Semangat mencari ilmu memang betul diterapkan mulai dari gendongan ibu hingga liang lahat. Itulah peribahasa yang cocok untuk Abdurrahman Mas'ud. Panggilan akrab Pak Dur begitu banyak orang menyapa. 
 
Pada peluncuran buku yang sudah terbit April tahun ini sebagai aotobiografi intelektual dihelat Balai Litbang Kemenag Semarang dihadiri oleh ratusan peserta dari berbagai kalangan.
 
Prof Abdurrahman Mas'ud menjelaskan, buku yang ia terbitkan tak sepenuhnya berisi ilmiah.

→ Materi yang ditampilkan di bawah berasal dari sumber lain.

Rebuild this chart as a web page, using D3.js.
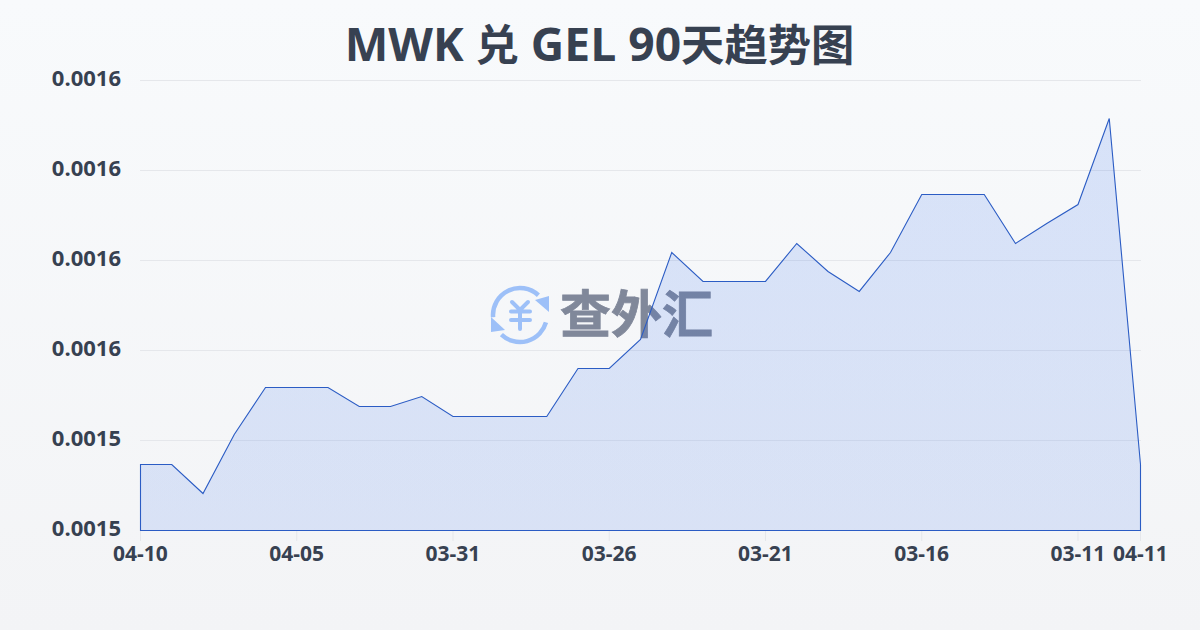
<!DOCTYPE html>
<html><head><meta charset="utf-8">
<script src="https://cdn.jsdelivr.net/npm/d3@7"></script>
<style>
html,body{margin:0;padding:0;width:1200px;height:630px;overflow:hidden}
text{font-family:"Open Sans","Noto Sans CJK SC",sans-serif}
</style></head><body>
<svg id="c" width="1200" height="630" xmlns="http://www.w3.org/2000/svg"></svg>
<script>
const titleParts = ["MWK ","兑"," GEL 90","天趋势图"];
const dates = ["04-10","04-09","04-08","04-07","04-06","04-05","04-04","04-03","04-02","04-01","03-31","03-30","03-29","03-28","03-27","03-26","03-25","03-24","03-23","03-22","03-21","03-20","03-19","03-18","03-17","03-16","03-15","03-14","03-13","03-12","03-11","03-10","04-11"];
const rates = [0.00153733,0.00153733,0.00153411,0.00154067,0.00154589,0.00154589,0.00154589,0.00154378,0.00154378,0.00154489,0.00154267,0.00154267,0.00154267,0.00154267,0.00154800,0.00154800,0.00155122,0.00156089,0.00155767,0.00155767,0.00155767,0.00156189,0.00155878,0.00155656,0.00156089,0.00156733,0.00156733,0.00156733,0.00156189,0.00156411,0.00156622,0.00157578,0.00153733];
const yTicks = [0.00153,0.00154,0.00155,0.00156,0.00157,0.00158];
const yTickLabels = ["0.0015","0.0015","0.0016","0.0016","0.0016","0.0016"];
const xTickLabels = ["04-10","04-05","03-31","03-26","03-21","03-16","03-11","04-11"];
const watermarkText = "查外汇";

const svg = d3.select("#c");
const defs = svg.append("defs");
const bg = defs.append("linearGradient").attr("id","bg").attr("x1",0).attr("y1",0).attr("x2",0).attr("y2",1);
bg.append("stop").attr("offset",0).attr("stop-color","#f8fafc");
bg.append("stop").attr("offset",1).attr("stop-color","#f3f4f6");
svg.append("rect").attr("width",1200).attr("height",630).attr("fill","url(#bg)");

const idx = d3.range(dates.length);
const x = d3.scaleLinear().domain([0,dates.length-1]).range([140.5,1140.5]);
const y = d3.scaleLinear().domain([yTicks[0],yTicks[yTicks.length-1]]).range([530.5,80.5]);

// grid
svg.append("g").selectAll("line").data(yTicks.slice(1)).join("line")
  .attr("x1",140).attr("x2",1141).attr("y1",d=>y(d)).attr("y2",d=>y(d))
  .attr("stroke","#e5e7eb").attr("stroke-width",1);

// y labels
svg.append("g").selectAll("text").data(yTicks).join("text")
  .attr("x",121).attr("y",d=>y(d)-2.5).attr("dy","0.35em").attr("text-anchor","end")
  .attr("font-size",22).attr("font-weight",700).attr("fill","#374151")
  .text((d,i)=>yTickLabels[i]);

// x ticks
const xIdx = xTickLabels.map((l,i)=> i===xTickLabels.length-1 ? dates.length-1 : dates.indexOf(l));
const xg = svg.append("g");
xg.selectAll("line").data(xIdx).join("line")
  .attr("x1",d=>x(d)).attr("x2",d=>x(d)).attr("y1",530).attr("y2",541)
  .attr("stroke","#e5e7eb");
xg.selectAll("text").data(xIdx).join("text")
  .attr("x",d=>x(d)).attr("y",561).attr("text-anchor","middle")
  .attr("font-size",21).attr("font-weight",700).attr("fill","#374151")
  .text((d,i)=>xTickLabels[i]);

// watermark
const wm = svg.append("g");
const ic = wm.append("g").attr("transform","translate(520,315)").attr("fill","none").attr("stroke","#9dc0f8").attr("stroke-linecap","round");
const arc = d3.arc().innerRadius(27).outerRadius(27);
ic.append("path").attr("d",arc({startAngle:-1.65,endAngle:0.75})).attr("stroke-width",4.5);
ic.append("path").attr("d",arc({startAngle:1.85,endAngle:3.9})).attr("stroke-width",4.5);
ic.append("path").attr("d","M15,-15L29,-19L29,-3Z").attr("fill","#9dc0f8").attr("stroke","none");
ic.append("path").attr("d","M-29,2L-29,17L-15,15Z").attr("fill","#9dc0f8").attr("stroke","none");
ic.append("path").attr("d","M-8,-13L0,-5L8,-13M-9,-3.5H10M-9,5H10M0,-5V14").attr("stroke-width",4);
wm.append("text").attr("x",560).attr("y",333).attr("font-size",51).attr("font-weight",700)
  .attr("fill","#80889a").attr("stroke","#80889a").attr("stroke-width",0.8).text(watermarkText);

// area
const area = d3.area().x(i=>x(i)).y0(y(yTicks[0])).y1(i=>y(rates[i]));
const ag = defs.append("linearGradient").attr("id","ag").attr("x1",0).attr("y1",0).attr("x2",0).attr("y2",1);
ag.append("stop").attr("offset",0).attr("stop-color","#2563eb").attr("stop-opacity",0.15);
ag.append("stop").attr("offset",1).attr("stop-color","#2563eb").attr("stop-opacity",0.13);
svg.append("path").datum(idx).attr("d",area).attr("fill","url(#ag)").attr("stroke","#2b5cc4").attr("stroke-width",1.1);

// title
svg.append("text").attr("x",599.5).attr("y",61).attr("text-anchor","middle")
  .attr("font-weight",700).attr("fill","#374151").attr("xml:space","preserve").style("white-space","pre")
  .selectAll("tspan").data(titleParts).join("tspan")
  .attr("font-size",(d,i)=>i%2===0?46.2:43.3).text(d=>d);
</script>
</body></html>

Substansi yang ingin disampaikan adalah berbagi pengalaman hidup yang ada dalam buku ini, terutama bagaimana cara menulis makalah untuk S2 dan S3 di luar negeri yang patut untuk menjadi teladan.
 
"Live is dialog, maka kita hidup ya bagaimana cara kita mengisinya," ungkapnya.
 
Disampaikan, bukunya secara terbuka mengisahkan cerita seorang santri Kudus lahir di Damaran (daerah dekat Masjid Menara Kudus) yang belajar di IAIN Jakarta hingga belajar pascasarjana di UCLA Amerika dengan beasiswa Fulbrigt. 
 
"Namun, dibalik itu kisah itu, ada kisah yang menyedihkan pada diri saya, yakni pupusnya gadis Jakarta (halaman 25) sebagai pendamping hidupnya," tandasnya. 
 
Selain itu lanjutnya, meski dirinya tak mendapatkan restu untuk belajar di Amerika, tapi dengan tekad jihad pengetahuan nan membara berangkat mencari ilmu. Susah payah itulah yang mengantarkan dirinya sekarang menjabat kepala Badan Litbang Kemenag RI.